Data extract:
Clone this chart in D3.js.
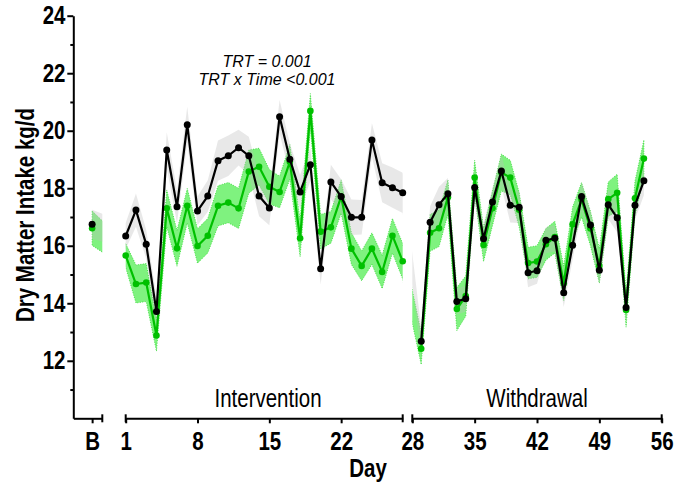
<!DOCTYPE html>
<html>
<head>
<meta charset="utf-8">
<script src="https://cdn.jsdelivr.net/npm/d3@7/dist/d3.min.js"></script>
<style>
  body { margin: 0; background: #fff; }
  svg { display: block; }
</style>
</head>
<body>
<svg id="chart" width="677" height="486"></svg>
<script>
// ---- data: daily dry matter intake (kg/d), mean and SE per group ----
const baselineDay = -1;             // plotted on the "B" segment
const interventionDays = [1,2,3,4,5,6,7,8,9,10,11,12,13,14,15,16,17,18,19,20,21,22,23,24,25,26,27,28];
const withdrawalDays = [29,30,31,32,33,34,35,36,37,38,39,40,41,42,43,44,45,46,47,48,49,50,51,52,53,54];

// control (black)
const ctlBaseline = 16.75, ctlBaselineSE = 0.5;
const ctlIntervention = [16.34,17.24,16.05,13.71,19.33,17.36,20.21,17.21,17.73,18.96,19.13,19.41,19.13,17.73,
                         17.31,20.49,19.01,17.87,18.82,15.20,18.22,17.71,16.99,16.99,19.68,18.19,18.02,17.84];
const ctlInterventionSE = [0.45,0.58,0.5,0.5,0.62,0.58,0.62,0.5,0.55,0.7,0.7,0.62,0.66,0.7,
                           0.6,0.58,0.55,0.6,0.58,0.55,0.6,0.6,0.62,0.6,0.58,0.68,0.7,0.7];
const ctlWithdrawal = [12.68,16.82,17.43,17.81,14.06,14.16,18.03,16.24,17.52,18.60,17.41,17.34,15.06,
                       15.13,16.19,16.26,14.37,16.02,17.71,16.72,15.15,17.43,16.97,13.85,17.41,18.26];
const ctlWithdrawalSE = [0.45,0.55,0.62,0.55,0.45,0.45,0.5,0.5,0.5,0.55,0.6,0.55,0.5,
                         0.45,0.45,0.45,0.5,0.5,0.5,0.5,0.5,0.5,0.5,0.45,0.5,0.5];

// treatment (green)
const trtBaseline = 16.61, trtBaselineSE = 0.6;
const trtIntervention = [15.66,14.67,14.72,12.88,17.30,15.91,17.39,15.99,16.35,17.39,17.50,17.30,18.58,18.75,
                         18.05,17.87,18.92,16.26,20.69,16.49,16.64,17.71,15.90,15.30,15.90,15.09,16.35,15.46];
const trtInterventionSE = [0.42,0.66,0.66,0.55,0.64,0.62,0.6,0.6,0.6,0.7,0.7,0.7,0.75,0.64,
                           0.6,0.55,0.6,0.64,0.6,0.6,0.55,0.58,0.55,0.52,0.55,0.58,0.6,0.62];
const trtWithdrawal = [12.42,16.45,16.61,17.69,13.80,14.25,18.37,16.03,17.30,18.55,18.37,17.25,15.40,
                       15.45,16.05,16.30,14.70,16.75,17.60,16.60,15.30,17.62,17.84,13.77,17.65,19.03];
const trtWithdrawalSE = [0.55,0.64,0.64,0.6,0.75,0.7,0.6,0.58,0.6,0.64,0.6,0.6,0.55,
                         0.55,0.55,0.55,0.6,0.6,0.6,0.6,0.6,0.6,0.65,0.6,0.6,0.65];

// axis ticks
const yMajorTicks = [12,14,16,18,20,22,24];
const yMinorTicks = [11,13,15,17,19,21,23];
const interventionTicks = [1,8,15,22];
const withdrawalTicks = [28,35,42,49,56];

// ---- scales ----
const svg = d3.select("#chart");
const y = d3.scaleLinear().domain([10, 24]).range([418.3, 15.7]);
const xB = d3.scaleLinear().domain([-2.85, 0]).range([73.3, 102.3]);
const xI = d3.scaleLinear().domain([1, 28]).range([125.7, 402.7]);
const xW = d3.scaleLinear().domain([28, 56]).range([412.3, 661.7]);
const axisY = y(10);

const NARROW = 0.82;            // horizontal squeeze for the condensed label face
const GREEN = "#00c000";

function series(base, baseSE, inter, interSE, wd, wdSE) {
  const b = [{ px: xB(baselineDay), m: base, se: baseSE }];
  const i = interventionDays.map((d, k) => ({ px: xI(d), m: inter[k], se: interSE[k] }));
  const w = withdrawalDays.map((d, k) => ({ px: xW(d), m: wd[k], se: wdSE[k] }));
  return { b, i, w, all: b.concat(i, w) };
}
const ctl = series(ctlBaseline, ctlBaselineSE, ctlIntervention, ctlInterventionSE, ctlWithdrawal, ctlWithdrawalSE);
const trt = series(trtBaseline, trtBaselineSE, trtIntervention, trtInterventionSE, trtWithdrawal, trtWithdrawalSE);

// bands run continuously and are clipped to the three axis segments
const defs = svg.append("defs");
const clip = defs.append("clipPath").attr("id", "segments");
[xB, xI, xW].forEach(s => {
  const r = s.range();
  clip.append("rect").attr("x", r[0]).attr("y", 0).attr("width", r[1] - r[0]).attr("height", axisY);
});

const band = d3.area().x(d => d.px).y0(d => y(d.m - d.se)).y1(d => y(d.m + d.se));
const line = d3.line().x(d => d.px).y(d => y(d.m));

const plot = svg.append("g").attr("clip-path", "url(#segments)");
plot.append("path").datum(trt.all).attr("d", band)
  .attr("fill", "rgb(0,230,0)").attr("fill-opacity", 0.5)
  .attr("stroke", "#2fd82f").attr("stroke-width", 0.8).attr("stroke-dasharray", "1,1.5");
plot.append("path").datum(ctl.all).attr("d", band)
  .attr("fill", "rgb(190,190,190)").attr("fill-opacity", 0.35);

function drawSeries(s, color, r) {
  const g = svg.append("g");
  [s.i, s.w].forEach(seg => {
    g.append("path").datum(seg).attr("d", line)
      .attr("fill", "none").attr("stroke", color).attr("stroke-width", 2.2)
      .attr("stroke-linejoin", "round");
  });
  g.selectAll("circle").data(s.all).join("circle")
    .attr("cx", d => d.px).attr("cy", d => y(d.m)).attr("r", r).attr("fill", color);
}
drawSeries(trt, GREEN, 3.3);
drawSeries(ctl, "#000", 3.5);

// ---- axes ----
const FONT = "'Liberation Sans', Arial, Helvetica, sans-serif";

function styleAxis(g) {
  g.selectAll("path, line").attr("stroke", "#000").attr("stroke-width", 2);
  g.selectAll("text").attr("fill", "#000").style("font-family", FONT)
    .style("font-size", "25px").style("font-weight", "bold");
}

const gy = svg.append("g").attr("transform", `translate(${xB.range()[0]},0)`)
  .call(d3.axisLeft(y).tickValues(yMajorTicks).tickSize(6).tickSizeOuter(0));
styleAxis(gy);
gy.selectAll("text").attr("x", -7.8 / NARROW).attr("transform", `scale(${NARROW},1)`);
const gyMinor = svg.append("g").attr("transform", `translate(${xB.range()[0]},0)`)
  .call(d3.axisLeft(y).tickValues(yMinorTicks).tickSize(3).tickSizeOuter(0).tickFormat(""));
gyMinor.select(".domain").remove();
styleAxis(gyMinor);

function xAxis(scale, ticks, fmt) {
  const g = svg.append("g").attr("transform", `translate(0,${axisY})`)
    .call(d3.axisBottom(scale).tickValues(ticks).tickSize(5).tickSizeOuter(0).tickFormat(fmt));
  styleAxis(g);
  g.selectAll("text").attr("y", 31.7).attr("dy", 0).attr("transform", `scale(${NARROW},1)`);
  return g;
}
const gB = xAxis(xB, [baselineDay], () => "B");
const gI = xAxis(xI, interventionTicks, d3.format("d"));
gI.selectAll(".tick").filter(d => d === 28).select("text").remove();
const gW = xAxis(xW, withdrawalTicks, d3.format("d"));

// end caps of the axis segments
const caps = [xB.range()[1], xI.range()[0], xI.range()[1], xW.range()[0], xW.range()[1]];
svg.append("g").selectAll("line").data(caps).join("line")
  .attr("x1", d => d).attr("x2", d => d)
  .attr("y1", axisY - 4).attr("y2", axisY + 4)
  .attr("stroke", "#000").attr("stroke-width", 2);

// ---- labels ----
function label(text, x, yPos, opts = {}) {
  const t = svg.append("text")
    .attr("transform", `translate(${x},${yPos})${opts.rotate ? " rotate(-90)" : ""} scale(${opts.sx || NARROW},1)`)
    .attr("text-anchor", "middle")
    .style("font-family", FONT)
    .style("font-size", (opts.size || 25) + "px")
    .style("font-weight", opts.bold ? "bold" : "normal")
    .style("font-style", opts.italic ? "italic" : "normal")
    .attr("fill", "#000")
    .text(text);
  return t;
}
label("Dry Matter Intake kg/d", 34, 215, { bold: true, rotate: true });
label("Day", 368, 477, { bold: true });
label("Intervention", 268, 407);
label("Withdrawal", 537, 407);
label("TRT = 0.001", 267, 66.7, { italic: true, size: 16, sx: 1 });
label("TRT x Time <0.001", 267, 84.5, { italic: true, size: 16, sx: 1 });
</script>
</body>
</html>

==

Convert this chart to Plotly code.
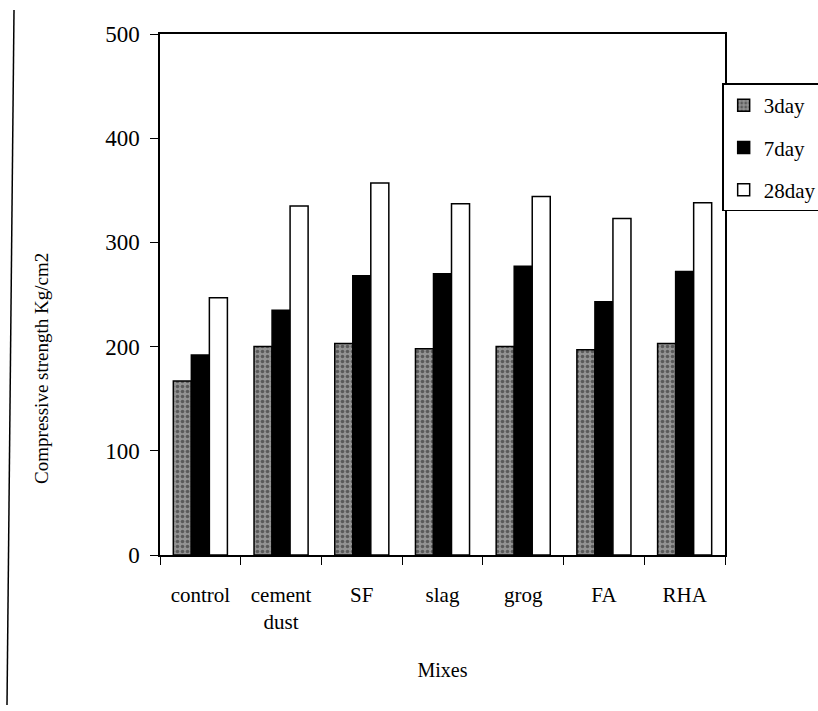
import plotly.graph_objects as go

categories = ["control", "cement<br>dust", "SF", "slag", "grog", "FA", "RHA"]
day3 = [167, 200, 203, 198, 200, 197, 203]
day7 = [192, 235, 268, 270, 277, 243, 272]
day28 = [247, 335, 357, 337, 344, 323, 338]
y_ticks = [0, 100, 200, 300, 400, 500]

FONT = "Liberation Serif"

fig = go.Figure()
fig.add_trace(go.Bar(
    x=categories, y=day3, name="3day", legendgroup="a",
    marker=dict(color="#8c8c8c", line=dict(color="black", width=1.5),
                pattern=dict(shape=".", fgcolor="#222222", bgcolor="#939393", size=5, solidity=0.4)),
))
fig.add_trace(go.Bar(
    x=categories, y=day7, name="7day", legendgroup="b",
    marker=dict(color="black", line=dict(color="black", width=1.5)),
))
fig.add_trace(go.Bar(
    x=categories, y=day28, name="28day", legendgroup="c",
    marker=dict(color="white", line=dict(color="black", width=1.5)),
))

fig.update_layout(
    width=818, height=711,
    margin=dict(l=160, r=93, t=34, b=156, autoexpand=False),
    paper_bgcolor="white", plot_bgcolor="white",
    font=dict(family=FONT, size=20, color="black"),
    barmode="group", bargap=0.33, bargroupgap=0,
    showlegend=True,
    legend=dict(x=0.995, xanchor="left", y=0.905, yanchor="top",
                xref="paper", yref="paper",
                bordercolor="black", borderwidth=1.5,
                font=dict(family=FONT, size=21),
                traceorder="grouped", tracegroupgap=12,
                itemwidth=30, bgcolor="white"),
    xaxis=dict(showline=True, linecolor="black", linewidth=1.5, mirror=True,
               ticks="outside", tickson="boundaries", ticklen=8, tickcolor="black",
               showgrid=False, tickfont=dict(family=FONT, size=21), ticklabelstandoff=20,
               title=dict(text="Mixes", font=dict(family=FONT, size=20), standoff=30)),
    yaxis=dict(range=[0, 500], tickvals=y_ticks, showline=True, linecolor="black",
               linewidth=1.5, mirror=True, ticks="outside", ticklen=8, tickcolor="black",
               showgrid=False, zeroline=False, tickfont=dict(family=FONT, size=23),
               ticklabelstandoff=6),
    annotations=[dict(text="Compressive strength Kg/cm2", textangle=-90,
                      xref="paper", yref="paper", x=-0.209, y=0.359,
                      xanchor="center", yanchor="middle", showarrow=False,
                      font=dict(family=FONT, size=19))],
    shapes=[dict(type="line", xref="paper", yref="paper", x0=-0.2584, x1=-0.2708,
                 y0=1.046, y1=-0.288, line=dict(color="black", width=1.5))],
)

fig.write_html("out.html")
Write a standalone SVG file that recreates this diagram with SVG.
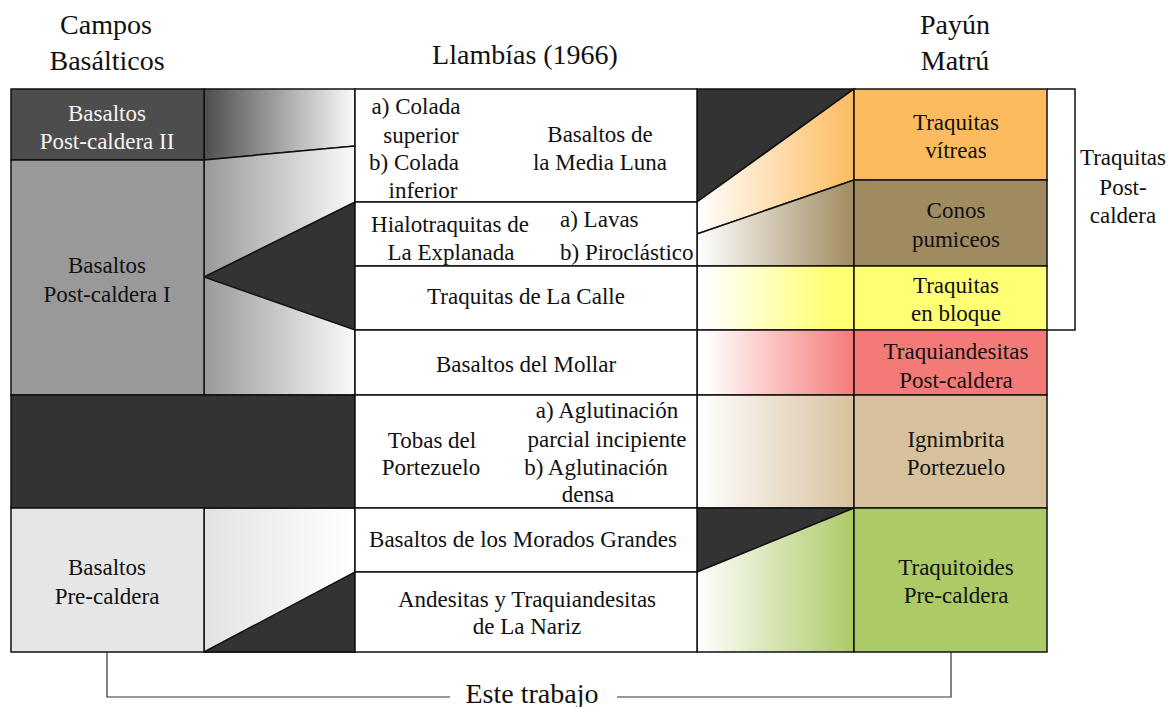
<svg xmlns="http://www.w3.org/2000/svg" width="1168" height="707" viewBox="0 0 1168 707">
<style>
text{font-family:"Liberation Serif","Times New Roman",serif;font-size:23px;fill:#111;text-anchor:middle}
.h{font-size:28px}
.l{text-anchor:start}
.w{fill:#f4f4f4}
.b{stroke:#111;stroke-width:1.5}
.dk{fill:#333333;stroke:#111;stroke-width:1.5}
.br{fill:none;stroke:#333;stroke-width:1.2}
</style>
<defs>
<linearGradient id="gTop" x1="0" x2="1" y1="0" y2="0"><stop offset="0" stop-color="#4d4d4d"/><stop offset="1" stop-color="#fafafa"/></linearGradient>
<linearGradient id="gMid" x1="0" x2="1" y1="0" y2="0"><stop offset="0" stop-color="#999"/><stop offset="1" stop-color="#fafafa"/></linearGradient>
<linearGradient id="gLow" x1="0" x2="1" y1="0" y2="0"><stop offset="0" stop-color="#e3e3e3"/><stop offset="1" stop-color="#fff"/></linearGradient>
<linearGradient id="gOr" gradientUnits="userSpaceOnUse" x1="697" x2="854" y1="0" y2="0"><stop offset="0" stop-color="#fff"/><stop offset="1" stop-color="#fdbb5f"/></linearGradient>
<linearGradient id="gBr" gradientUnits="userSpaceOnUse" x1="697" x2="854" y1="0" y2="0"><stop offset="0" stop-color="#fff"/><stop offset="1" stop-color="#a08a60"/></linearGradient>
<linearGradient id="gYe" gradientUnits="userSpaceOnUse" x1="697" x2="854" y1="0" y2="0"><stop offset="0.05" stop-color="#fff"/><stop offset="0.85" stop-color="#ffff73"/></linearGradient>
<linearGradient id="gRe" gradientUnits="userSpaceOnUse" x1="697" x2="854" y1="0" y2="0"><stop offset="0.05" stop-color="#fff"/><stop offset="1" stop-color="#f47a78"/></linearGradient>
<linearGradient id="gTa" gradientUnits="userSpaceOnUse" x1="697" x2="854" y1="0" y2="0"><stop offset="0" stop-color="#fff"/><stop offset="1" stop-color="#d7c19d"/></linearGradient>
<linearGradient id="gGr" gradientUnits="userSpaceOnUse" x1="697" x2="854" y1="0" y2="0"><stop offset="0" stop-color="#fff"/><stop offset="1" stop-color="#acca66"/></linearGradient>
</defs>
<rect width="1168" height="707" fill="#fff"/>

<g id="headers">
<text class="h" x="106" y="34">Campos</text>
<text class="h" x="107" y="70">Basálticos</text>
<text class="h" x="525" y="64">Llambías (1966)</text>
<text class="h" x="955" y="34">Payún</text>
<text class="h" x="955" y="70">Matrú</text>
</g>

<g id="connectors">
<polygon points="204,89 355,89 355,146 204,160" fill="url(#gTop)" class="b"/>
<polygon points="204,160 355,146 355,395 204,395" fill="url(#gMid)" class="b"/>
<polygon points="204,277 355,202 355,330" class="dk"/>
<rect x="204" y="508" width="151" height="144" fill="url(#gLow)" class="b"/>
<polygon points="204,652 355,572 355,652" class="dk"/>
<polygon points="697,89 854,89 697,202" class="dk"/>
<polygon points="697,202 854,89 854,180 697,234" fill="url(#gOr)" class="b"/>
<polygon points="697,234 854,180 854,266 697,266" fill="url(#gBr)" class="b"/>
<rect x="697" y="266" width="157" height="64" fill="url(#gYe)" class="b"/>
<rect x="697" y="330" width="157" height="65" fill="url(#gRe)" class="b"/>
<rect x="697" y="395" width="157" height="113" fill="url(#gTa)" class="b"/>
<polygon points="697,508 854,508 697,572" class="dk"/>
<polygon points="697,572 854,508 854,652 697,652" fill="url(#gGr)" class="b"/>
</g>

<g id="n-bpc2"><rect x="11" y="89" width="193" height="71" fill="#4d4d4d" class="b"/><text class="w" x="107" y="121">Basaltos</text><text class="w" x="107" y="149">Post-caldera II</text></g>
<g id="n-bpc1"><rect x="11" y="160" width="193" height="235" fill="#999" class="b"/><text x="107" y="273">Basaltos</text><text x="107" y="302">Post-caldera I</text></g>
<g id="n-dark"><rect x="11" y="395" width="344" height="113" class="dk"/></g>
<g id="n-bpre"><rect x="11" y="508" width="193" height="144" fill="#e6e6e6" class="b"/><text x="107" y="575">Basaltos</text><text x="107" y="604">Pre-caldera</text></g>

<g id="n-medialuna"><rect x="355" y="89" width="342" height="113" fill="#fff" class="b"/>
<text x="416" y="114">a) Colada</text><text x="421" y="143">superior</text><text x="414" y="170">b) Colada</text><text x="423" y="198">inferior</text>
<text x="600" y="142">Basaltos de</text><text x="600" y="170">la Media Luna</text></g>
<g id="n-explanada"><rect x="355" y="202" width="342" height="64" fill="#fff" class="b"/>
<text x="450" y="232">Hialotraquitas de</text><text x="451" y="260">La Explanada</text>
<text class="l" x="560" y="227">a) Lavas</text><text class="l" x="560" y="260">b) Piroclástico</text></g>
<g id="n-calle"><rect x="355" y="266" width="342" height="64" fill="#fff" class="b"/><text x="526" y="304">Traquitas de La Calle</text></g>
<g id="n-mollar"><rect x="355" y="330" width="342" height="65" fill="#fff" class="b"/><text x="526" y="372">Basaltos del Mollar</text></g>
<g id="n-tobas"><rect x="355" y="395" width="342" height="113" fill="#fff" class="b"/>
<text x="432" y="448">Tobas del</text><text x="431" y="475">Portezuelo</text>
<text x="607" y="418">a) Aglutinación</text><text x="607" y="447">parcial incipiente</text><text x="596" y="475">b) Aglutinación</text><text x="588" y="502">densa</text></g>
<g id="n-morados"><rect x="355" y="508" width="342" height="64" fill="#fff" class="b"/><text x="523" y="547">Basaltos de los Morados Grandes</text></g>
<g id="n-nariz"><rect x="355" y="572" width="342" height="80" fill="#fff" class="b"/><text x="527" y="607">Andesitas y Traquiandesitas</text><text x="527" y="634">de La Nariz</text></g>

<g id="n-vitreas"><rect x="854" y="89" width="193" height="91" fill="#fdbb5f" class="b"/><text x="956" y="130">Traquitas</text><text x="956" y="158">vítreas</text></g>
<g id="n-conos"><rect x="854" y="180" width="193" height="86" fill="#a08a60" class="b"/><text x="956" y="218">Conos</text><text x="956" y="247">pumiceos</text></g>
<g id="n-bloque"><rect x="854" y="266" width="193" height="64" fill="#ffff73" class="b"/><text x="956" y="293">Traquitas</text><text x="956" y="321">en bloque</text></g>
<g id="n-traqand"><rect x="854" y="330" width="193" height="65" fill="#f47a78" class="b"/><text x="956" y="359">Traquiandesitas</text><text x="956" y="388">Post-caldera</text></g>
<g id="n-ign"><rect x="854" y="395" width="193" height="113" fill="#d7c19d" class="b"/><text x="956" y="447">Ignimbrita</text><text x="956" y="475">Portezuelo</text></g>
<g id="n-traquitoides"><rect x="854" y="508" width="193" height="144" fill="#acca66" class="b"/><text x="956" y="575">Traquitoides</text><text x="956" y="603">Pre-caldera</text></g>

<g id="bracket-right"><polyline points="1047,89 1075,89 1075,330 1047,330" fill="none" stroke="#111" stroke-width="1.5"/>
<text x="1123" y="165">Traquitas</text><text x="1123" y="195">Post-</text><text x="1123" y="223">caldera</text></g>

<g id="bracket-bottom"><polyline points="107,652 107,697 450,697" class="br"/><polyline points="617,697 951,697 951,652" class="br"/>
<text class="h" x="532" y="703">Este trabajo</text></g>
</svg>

Exercise requirements: Among the entries above, how many lines include the word "this"? Give the number with no comment.

Full response: 3